*TASK OBJECTIVE:*
Go through the records from the first line and retype each one exactly, stopping once the line with "shares = [39, 14, 15, 15, 12, 5]" is done. Pictures are left out.

● ● ●

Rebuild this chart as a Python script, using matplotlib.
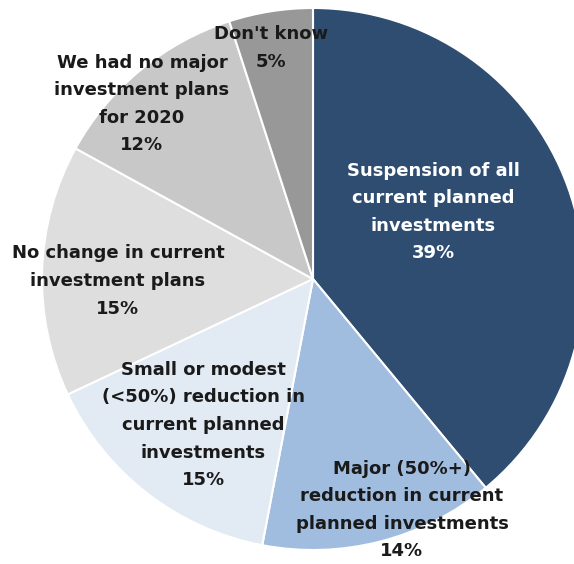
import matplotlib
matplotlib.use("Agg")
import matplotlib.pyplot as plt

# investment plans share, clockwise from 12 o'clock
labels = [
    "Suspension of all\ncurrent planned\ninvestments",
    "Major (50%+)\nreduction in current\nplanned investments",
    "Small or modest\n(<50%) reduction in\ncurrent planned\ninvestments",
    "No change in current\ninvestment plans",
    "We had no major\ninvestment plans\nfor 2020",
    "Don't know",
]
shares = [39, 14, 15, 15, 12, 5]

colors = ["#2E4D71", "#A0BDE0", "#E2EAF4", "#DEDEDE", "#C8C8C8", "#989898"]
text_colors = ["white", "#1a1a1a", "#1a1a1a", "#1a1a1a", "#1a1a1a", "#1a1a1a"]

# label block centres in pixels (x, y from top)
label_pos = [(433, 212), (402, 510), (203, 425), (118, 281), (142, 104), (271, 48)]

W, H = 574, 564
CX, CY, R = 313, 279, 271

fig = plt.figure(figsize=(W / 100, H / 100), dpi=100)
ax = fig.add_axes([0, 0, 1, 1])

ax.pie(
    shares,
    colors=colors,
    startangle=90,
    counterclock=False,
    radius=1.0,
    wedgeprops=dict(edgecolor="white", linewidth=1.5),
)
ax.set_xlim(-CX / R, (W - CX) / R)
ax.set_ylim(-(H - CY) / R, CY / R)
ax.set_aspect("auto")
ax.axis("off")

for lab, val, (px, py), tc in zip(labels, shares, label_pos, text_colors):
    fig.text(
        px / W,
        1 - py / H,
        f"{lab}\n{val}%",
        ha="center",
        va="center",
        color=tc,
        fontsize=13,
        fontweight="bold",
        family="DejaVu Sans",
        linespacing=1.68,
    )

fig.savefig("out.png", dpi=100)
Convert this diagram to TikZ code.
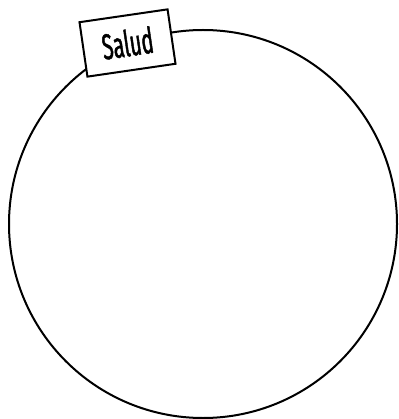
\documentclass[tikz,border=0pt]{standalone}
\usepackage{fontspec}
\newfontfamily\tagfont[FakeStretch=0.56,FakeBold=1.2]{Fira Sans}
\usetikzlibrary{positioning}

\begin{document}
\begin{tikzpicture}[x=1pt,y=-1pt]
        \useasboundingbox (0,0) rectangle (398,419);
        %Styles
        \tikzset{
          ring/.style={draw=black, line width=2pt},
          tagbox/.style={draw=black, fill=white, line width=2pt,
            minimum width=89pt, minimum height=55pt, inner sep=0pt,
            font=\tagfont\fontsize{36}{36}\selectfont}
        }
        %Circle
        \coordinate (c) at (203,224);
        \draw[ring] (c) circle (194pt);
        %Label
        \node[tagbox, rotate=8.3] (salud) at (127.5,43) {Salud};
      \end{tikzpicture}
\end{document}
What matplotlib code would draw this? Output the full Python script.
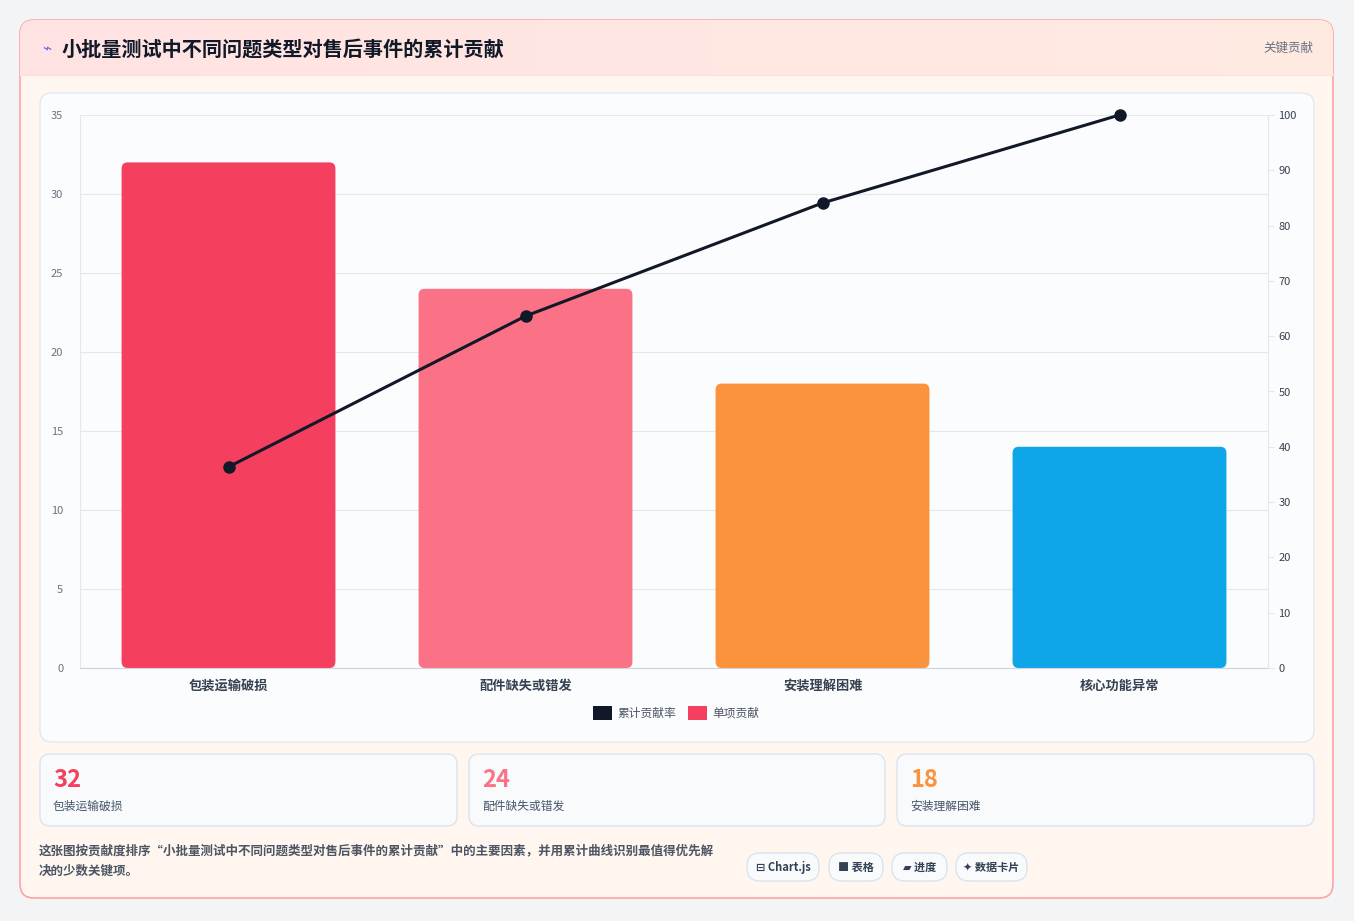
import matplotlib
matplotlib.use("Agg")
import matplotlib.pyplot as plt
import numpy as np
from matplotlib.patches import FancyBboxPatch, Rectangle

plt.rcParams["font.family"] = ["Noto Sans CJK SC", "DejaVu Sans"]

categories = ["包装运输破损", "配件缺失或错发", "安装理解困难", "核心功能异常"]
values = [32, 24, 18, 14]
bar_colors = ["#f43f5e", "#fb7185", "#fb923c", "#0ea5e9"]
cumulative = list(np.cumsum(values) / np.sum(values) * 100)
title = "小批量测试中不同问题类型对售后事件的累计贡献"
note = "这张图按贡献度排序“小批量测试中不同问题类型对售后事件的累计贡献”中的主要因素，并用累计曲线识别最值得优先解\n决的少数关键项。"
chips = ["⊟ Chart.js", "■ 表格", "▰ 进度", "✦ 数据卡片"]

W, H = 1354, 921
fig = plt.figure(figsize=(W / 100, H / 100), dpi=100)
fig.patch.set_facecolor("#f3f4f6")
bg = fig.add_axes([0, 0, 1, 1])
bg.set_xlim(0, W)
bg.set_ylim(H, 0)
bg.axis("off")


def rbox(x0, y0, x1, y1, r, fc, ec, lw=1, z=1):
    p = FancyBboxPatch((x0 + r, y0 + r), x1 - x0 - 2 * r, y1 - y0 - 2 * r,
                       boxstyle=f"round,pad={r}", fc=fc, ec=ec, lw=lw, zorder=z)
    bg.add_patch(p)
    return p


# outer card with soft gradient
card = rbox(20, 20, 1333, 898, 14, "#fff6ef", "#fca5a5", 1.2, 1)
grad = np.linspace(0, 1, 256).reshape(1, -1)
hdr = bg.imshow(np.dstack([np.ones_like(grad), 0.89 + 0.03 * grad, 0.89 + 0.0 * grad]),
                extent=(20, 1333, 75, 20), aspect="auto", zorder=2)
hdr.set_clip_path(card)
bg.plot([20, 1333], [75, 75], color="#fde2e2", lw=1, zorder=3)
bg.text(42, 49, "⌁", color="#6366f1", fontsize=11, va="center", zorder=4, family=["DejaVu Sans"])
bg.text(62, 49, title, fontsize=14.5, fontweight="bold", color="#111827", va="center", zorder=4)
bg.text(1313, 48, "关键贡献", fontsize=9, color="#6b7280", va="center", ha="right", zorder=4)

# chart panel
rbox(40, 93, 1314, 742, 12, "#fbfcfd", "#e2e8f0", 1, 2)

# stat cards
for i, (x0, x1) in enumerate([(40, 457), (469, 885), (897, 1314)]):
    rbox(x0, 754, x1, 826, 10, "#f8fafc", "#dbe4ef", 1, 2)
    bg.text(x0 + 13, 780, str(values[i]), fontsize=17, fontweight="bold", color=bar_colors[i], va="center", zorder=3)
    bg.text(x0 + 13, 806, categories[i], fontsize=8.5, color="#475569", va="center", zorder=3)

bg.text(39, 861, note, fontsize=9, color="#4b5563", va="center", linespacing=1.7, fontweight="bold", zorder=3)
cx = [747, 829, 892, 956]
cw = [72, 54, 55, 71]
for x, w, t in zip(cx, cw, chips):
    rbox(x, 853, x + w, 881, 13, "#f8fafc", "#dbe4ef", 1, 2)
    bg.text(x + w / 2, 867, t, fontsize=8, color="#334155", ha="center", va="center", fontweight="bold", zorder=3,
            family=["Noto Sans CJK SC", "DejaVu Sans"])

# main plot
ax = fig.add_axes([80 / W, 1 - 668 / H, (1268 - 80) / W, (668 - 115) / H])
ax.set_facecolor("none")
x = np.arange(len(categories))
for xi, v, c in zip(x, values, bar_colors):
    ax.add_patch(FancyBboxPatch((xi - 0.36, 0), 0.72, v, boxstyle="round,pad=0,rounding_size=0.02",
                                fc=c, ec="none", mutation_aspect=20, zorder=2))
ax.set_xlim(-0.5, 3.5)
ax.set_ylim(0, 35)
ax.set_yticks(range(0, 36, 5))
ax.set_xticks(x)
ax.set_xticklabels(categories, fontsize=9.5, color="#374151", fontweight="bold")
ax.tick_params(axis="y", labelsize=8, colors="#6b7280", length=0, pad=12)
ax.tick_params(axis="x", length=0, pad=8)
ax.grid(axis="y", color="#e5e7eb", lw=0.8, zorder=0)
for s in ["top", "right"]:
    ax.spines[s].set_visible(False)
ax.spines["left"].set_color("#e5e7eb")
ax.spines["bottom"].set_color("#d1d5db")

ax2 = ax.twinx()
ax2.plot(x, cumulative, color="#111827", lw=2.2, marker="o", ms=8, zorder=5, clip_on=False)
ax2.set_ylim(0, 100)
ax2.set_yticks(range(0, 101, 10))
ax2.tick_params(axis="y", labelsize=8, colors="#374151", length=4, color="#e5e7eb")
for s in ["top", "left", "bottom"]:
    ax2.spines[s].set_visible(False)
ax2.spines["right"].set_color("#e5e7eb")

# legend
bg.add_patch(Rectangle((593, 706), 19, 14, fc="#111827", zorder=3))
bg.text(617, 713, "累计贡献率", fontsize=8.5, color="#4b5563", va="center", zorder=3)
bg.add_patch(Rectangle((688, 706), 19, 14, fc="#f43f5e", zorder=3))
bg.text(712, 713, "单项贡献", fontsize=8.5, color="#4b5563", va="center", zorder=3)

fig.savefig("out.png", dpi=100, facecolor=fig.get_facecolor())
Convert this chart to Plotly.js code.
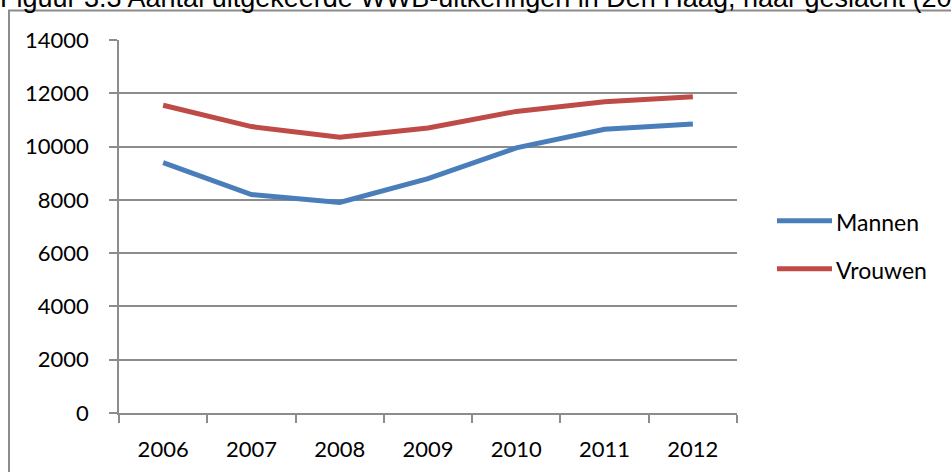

● ● ●

*FULL OUTPUT:*
Rebuild this chart as a Python script, using matplotlib.
import matplotlib
matplotlib.use("Agg")
import matplotlib.pyplot as plt

# investment plans share, clockwise from 12 o'clock
labels = [
    "Suspension of all\ncurrent planned\ninvestments",
    "Major (50%+)\nreduction in current\nplanned investments",
    "Small or modest\n(<50%) reduction in\ncurrent planned\ninvestments",
    "No change in current\ninvestment plans",
    "We had no major\ninvestment plans\nfor 2020",
    "Don't know",
]
shares = [39, 14, 15, 15, 12, 5]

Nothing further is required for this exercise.